#### [Work to be completed]
Print only the lines from the top of the data through the line with "plt.rcParams['mathtext.fontset'] = 'stix'", both included, skipping every picture.

#### [Source excerpt]
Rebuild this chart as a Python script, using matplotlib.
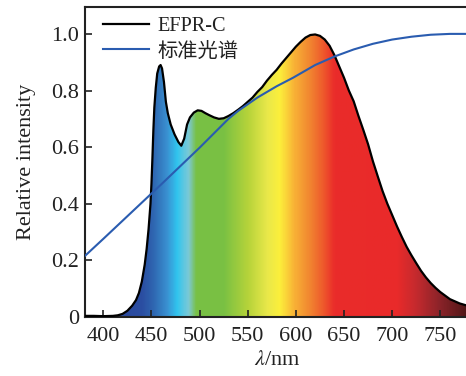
import numpy as np
import matplotlib
matplotlib.use("Agg")
import matplotlib.pyplot as plt
from matplotlib.colors import LinearSegmentedColormap
from matplotlib.patches import Polygon

plt.rcParams['font.family'] = ['Liberation Serif', 'Noto Sans CJK SC']
plt.rcParams['mathtext.fontset'] = 'stix'

# EFPR-C spectrum (wavelength nm, relative intensity)
wl_spec = [381, 390, 400, 410, 415, 420, 425, 430, 434, 437, 440, 443, 445, 447, 449,
           450, 451, 452, 453, 454.5, 456, 458, 459.5, 461, 463, 465, 467, 470, 474, 478,
           481, 484, 487, 490, 494, 498, 502, 506, 510, 515, 520, 525, 530, 535, 540,
           545, 550, 555, 560, 565, 570, 575, 580, 585, 590, 595, 600, 605, 610, 615,
           620, 625, 630, 635, 640, 645, 650, 655, 660, 665, 670, 675, 680, 685, 690,
           695, 700, 705, 710, 715, 720, 725, 730, 735, 740, 745, 750, 760, 770, 780]
val_spec = [0.004, 0.004, 0.003, 0.004, 0.006, 0.011, 0.022, 0.040, 0.060, 0.085, 0.125,
            0.185, 0.24, 0.31, 0.40, 0.47, 0.56, 0.66, 0.74, 0.81, 0.86, 0.885, 0.89,
            0.878, 0.83, 0.76, 0.72, 0.68, 0.645, 0.618, 0.605, 0.63, 0.68, 0.705, 0.722,
            0.73, 0.728, 0.72, 0.713, 0.705, 0.70, 0.702, 0.71, 0.72, 0.732, 0.745, 0.76,
            0.775, 0.795, 0.812, 0.835, 0.855, 0.873, 0.895, 0.915, 0.935, 0.955, 0.972,
            0.987, 0.996, 0.998, 0.993, 0.98, 0.958, 0.925, 0.885, 0.845, 0.80, 0.762,
            0.71, 0.661, 0.61, 0.55, 0.497, 0.445, 0.40, 0.36, 0.32, 0.283, 0.248, 0.218,
            0.19, 0.163, 0.14, 0.12, 0.103, 0.088, 0.063, 0.048, 0.038]

# Standard spectrum
wl_std = [381, 400, 420, 440, 460, 480, 500, 510, 530, 540, 560, 580, 597, 620, 640,
          660, 680, 700, 720, 740, 760, 780]
val_std = [0.216, 0.276, 0.34, 0.404, 0.468, 0.533, 0.598, 0.632, 0.70, 0.728, 0.775,
           0.815, 0.845, 0.89, 0.92, 0.945, 0.965, 0.98, 0.99, 0.997, 1.0, 1.0]

x_ticks = [400, 450, 500, 550, 600, 650, 700, 750]
y_ticks = [0, 0.2, 0.4, 0.6, 0.8, 1.0]
y_ticklabels = ['0', '0.2', '0.4', '0.6', '0.8', '1.0']
legend_labels = ['EFPR-C', '标准光谱']

XMIN, XMAX = 381, 780
fig = plt.figure(figsize=(4.66, 3.76), dpi=100)
ax = fig.add_axes([0.1824, 0.1569, 1.0069 - 0.1824, 0.8245])

# rainbow gradient by wavelength
stops = [(381, '#2a3f95'), (440, '#2b4ea2'), (452, '#2f68b2'), (466, '#3a92d2'),
         (476, '#30c5ef'), (488, '#7dc9d6'), (496, '#78c045'), (525, '#7ac143'),
         (550, '#b6d33a'), (570, '#e9e84a'), (583, '#fcef3b'), (598, '#f8b236'),
         (612, '#f28c31'), (628, '#ee5a2c'), (640, '#ea2c2a'), (705, '#e92a2a'),
         (725, '#c42a2e'), (750, '#8a2329'), (780, '#4a1515')]
cm = LinearSegmentedColormap.from_list(
    'spec', [((w - XMIN) / (XMAX - XMIN), c) for w, c in stops])
grad = np.linspace(0, 1, 800).reshape(1, -1)
im = ax.imshow(grad, cmap=cm, extent=[XMIN, XMAX, 0, 1.1], aspect='auto',
               origin='lower', zorder=1, interpolation='bilinear')
verts = list(zip(wl_spec, val_spec)) + [(wl_spec[-1], 0), (wl_spec[0], 0)]
poly = Polygon(verts, closed=True, facecolor='none', edgecolor='none',
               transform=ax.transData)
ax.add_patch(poly)
im.set_clip_path(poly)

ax.plot(wl_spec, val_spec, color='black', lw=1.6, zorder=3, label=legend_labels[0])
ax.plot(wl_std, val_std, color='#2a5cb0', lw=1.5, zorder=4, label=legend_labels[1])

ax.set_xlim(XMIN, XMAX)
ax.set_ylim(0, 1.095)
ax.set_xticks(x_ticks)
ax.set_yticks(y_ticks)
ax.set_yticklabels(y_ticklabels)
ax.tick_params(direction='in', length=5, width=1.2, labelsize=16,
               colors='#222222')
ax.tick_params(axis='x', pad=7)
ax.tick_params(axis='y', pad=4)
for s in ['left', 'bottom', 'top']:
    ax.spines[s].set_linewidth(1.5)
    ax.spines[s].set_color('#222222')
ax.spines['right'].set_visible(False)

ax.set_ylabel('Relative intensity', fontsize=16, color='#222222', labelpad=11)
ax.set_xlabel(r'$\lambda$/nm', fontsize=16, color='#222222', labelpad=4)

leg = ax.legend(loc='upper left', frameon=False, fontsize=14.6, handlelength=2.3,
                borderaxespad=0.0, handletextpad=0.4, labelspacing=0.32,
                bbox_to_anchor=(0.025, 0.995))
for t in leg.get_texts():
    t.set_color('#222222')

fig.savefig('out.png', dpi=100)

#### [Expected answer]
Rebuild this chart as a Python script, using matplotlib.
import numpy as np
import matplotlib
matplotlib.use("Agg")
import matplotlib.pyplot as plt
from matplotlib.colors import LinearSegmentedColormap
from matplotlib.patches import Polygon

plt.rcParams['font.family'] = ['Liberation Serif', 'Noto Sans CJK SC']
plt.rcParams['mathtext.fontset'] = 'stix'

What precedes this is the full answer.